The other night it snowed.  I took the 228 home.  Here's how it went.

Always an adventure.

Monday, March 5, 2012


Why do people get angry?  I never get angry.  Just other people.

Today I was waiting at Central to catch a bus to lunch, and the 205 pulled up.  A woman stood up and began asking the bus driver for directions with about seven people in line behind her.  I don't know where you're from, but around here, when someone does that, they understand that they are slowing everyone else down, and graciously allow people to slip past them onto the bus.

This woman was obviously not from around here, because when the first man edged past her, she said


so loudly that everyone in line behind her visibly jumped.  Needless to say, no one else edged past her onto the bus.

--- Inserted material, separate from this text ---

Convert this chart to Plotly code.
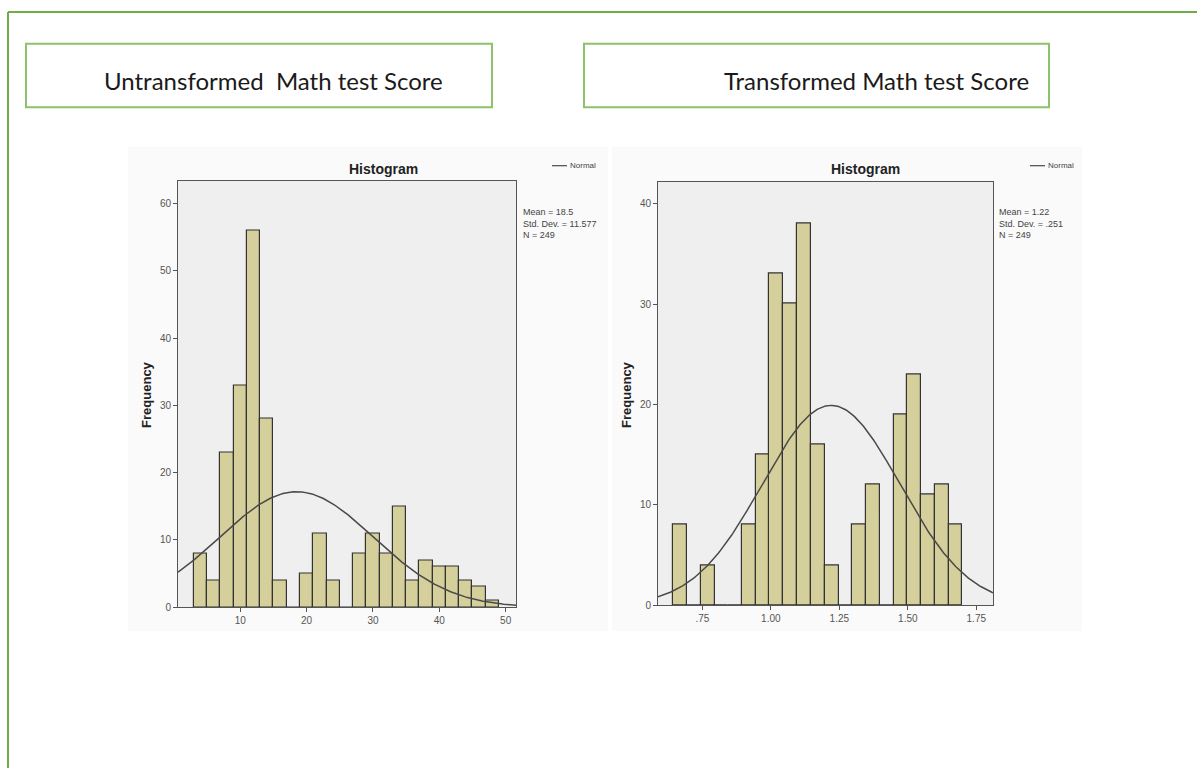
import math
import plotly.graph_objects as go

W, H = 1197, 768

# ---------------- data ----------------
# Untransformed math test score: histogram bins (lower edge, width 2)
left_bin_lower = [3, 5, 7, 9, 11, 13, 15, 17, 19, 21, 23, 25, 27, 29, 31, 33, 35, 37, 39, 41, 43, 45, 47]
left_counts = [8, 4, 23, 33, 56, 28, 4, 0, 5, 11, 4, 0, 8, 11, 8, 15, 4, 7, 6, 6, 4, 3, 1]
left_bin_width = 2.0
left_mean, left_sd, left_n = 18.5, 11.577, 249
left_xticks = [10, 20, 30, 40, 50]
left_xticklabels = ["10", "20", "30", "40", "50"]
left_yticks = [0, 10, 20, 30, 40, 50, 60]

# Transformed math test score
right_bin_lower = [0.643, 0.693, 0.744, 0.794, 0.844, 0.895, 0.945, 0.995, 1.046, 1.096, 1.146,
                   1.197, 1.247, 1.297, 1.347, 1.398, 1.448, 1.498, 1.549, 1.599, 1.649]
right_counts = [8, 0, 4, 0, 0, 8, 15, 33, 30, 38, 16, 4, 0, 8, 12, 0, 19, 23, 11, 12, 8]
right_bin_width = 0.0503
right_mean, right_sd, right_n = 1.22, 0.251, 249
right_xticks = [0.75, 1.00, 1.25, 1.50, 1.75]
right_xticklabels = [".75", "1.00", "1.25", "1.50", "1.75"]
right_yticks = [0, 10, 20, 30, 40]

left_stats = "Mean = 18.5<br>Std. Dev. = 11.577<br>N = 249"
right_stats = "Mean = 1.22<br>Std. Dev. = .251<br>N = 249"
left_title = "Untransformed  Math test Score"
right_title = "Transformed Math test Score"

# ---------------- layout helpers ----------------
def px(x):
    return x / W

def py(y):
    return 1 - y / H

# plot areas in pixels (x0, x1, y_top, y_bottom)
L = (178, 516, 182, 612)
R = (658, 993, 183, 610)
left_xrange = [0.62, 51.56]
left_yrange = [0, 63.4]
right_xrange = [0.588, 1.811]
right_yrange = [0, 42.2]

BAR_FILL = "#D4CF9B"
BAR_LINE = "#333333"
CURVE = "#4a4a4a"
GREEN = "#70AD47"
GREEN_BOX = "#8CC26A"
PLOT_BG = "#EFEFEF"
SPSS_FONT = "Liberation Sans Narrow, Arial Narrow, Liberation Sans, Arial"


def normal_curve(mean, sd, n, bw, xr, steps=300):
    xs, ys = [], []
    for i in range(steps + 1):
        x = xr[0] + (xr[1] - xr[0]) * i / steps
        y = n * bw / (sd * math.sqrt(2 * math.pi)) * math.exp(-0.5 * ((x - mean) / sd) ** 2)
        xs.append(x)
        ys.append(y)
    return xs, ys


fig = go.Figure()

# left histogram
fig.add_trace(go.Bar(
    x=[b + left_bin_width / 2 for b in left_bin_lower], y=left_counts, width=left_bin_width,
    marker=dict(color=BAR_FILL, line=dict(color=BAR_LINE, width=1.2)),
    xaxis="x", yaxis="y", showlegend=False, hoverinfo="x+y"))
cx, cy = normal_curve(left_mean, left_sd, left_n, left_bin_width, left_xrange)
fig.add_trace(go.Scatter(x=cx, y=cy, mode="lines", line=dict(color=CURVE, width=1.5),
                         xaxis="x", yaxis="y", showlegend=False, name="Normal"))

# right histogram
fig.add_trace(go.Bar(
    x=[b + right_bin_width / 2 for b in right_bin_lower], y=right_counts, width=right_bin_width,
    marker=dict(color=BAR_FILL, line=dict(color=BAR_LINE, width=1.2)),
    xaxis="x2", yaxis="y2", showlegend=False, hoverinfo="x+y"))
cx2, cy2 = normal_curve(right_mean, right_sd, right_n, right_bin_width, right_xrange)
fig.add_trace(go.Scatter(x=cx2, y=cy2, mode="lines", line=dict(color=CURVE, width=1.5),
                         xaxis="x2", yaxis="y2", showlegend=False, name="Normal"))

axis_common = dict(showgrid=False, zeroline=False, showline=True, mirror=True,
                   linecolor="#555555", linewidth=1, ticks="outside", ticklen=4,
                   tickcolor="#555555", tickfont=dict(family=SPSS_FONT, size=10, color="#555555"))

fig.update_layout(
    width=W, height=H, autosize=False,
    margin=dict(l=0, r=0, t=0, b=0),
    paper_bgcolor="white",
    plot_bgcolor=PLOT_BG,
    bargap=0,
    xaxis=dict(domain=[px(L[0]), px(L[1])], range=left_xrange, tickvals=left_xticks,
               ticktext=left_xticklabels, anchor="y", **axis_common),
    yaxis=dict(domain=[py(L[3]), py(L[2])], range=left_yrange, tickvals=left_yticks,
               anchor="x", **axis_common),
    xaxis2=dict(domain=[px(R[0]), px(R[1])], range=right_xrange, tickvals=right_xticks,
                ticktext=right_xticklabels, anchor="y2", **axis_common),
    yaxis2=dict(domain=[py(R[3]), py(R[2])], range=right_yrange, tickvals=right_yticks,
                anchor="x2", **axis_common),
)

shapes = []
# faint screenshot backgrounds behind the SPSS charts
shapes.append(dict(type="rect", xref="paper", yref="paper", layer="below",
                   x0=px(128), x1=px(608), y0=py(636), y1=py(148),
                   fillcolor="#FAFAFA", line=dict(width=0)))
shapes.append(dict(type="rect", xref="paper", yref="paper", layer="below",
                   x0=px(612), x1=px(1082), y0=py(636), y1=py(148),
                   fillcolor="#FAFAFA", line=dict(width=0)))
# plot-area backgrounds (on top of the faint screenshot backgrounds)
for xr_, yr_ in (("x domain", "y domain"), ("x2 domain", "y2 domain")):
    shapes.append(dict(type="rect", xref=xr_, yref=yr_, layer="below",
                       x0=0, x1=1, y0=0, y1=1, fillcolor=PLOT_BG, line=dict(width=0)))
# outer green frame (top and left edges)
shapes.append(dict(type="line", xref="paper", yref="paper", x0=px(8), x1=1.01, y0=py(12), y1=py(12),
                   line=dict(color=GREEN, width=2)))
shapes.append(dict(type="line", xref="paper", yref="paper", x0=px(8), x1=px(8), y0=py(12), y1=-0.01,
                   line=dict(color=GREEN, width=2)))
# title boxes
shapes.append(dict(type="rect", xref="paper", yref="paper", x0=px(26), x1=px(492), y0=py(108), y1=py(44),
                   line=dict(color=GREEN_BOX, width=2), fillcolor="rgba(0,0,0,0)"))
shapes.append(dict(type="rect", xref="paper", yref="paper", x0=px(584), x1=px(1049), y0=py(108), y1=py(44),
                   line=dict(color=GREEN_BOX, width=2), fillcolor="rgba(0,0,0,0)"))
# legend line samples
shapes.append(dict(type="line", xref="paper", yref="paper", x0=px(552), x1=px(567), y0=py(167), y1=py(167),
                   line=dict(color=CURVE, width=1.2)))
shapes.append(dict(type="line", xref="paper", yref="paper", x0=px(1030), x1=px(1045), y0=py(167), y1=py(167),
                   line=dict(color=CURVE, width=1.2)))

annotations = []
TITLE_FONT = dict(family="Lato, Open Sans, sans-serif", size=24, color="#1a1a1a")
annotations.append(dict(text=left_title, x=px(273), y=py(81), xref="paper", yref="paper",
                        xanchor="center", yanchor="middle", showarrow=False, font=TITLE_FONT))
annotations.append(dict(text=right_title, x=px(876), y=py(81), xref="paper", yref="paper",
                        xanchor="center", yanchor="middle", showarrow=False, font=TITLE_FONT))
for cxp in (px(383), px(865)):
    annotations.append(dict(text="<b>Histogram</b>", x=cxp, y=py(170), xref="paper", yref="paper",
                            xanchor="center", yanchor="middle", showarrow=False,
                            font=dict(family="Liberation Sans, Arial", size=14, color="#222222")))
for fx in (px(147), px(627)):
    annotations.append(dict(text="<b>Frequency</b>", x=fx, y=py(398), xref="paper", yref="paper",
                            xanchor="center", yanchor="middle", textangle=-90, showarrow=False,
                            font=dict(family="Liberation Sans, Arial", size=13, color="#222222")))
for lx in (px(568), px(1046)):
    annotations.append(dict(text="Normal", x=lx, y=py(167), xref="paper", yref="paper",
                            xanchor="left", yanchor="middle", showarrow=False,
                            font=dict(family=SPSS_FONT, size=8, color="#444444")))
annotations.append(dict(text=left_stats, x=px(521), y=py(207), xref="paper", yref="paper",
                        xanchor="left", yanchor="top", align="left", showarrow=False,
                        font=dict(family=SPSS_FONT, size=9, color="#444444")))
annotations.append(dict(text=right_stats, x=px(997), y=py(207), xref="paper", yref="paper",
                        xanchor="left", yanchor="top", align="left", showarrow=False,
                        font=dict(family=SPSS_FONT, size=9, color="#444444")))

fig.update_layout(shapes=shapes, annotations=annotations)

fig.write_html("out.html", config={"displayModeBar": False},
               post_script="document.body.style.margin='0';document.body.style.overflow='hidden';")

It turned out, as it so often does when people slow everything down to ask for directions, that the bus she needed was not the 205, and so she turned away, muttering something about "weird-ass people" getting in her way.  Once she was well clear of the bus entrance, the seven people who had been behind her in line meekly got on the bus without making a sound.

I thought to myself, really, ma'am?  You're mad about that?

I also thought to myself, she's lucky I wasn't the person who edged past her, because if she had shouted at me like that, I would have turned around and screamed


Friday, March 2, 2012


It would finally decide to be winter around here on February 29th.

I would decide to do a two-hour traffic count on a day it snows.

For those of you who don't know, a traffic count is when you stand at an intersection with a little machine and push buttons on it to show how many cars are going in each direction, turning left, etc.  Apparently, it's a good way to get cold really fast when it's snowing.  I'm a stubborn person.  But I gave up.  Too cold.  I decided that data could be gathered another, pleasanter day.

And, of course, on my way home, I would decide randomly to take the 228, which goes past where I live, but only after going a lot of other places first.  On the day it snowed.  More on that later.

And then I would decide the next day to wear a pair of shoes with a hole in it, walking through the snow.  Eep!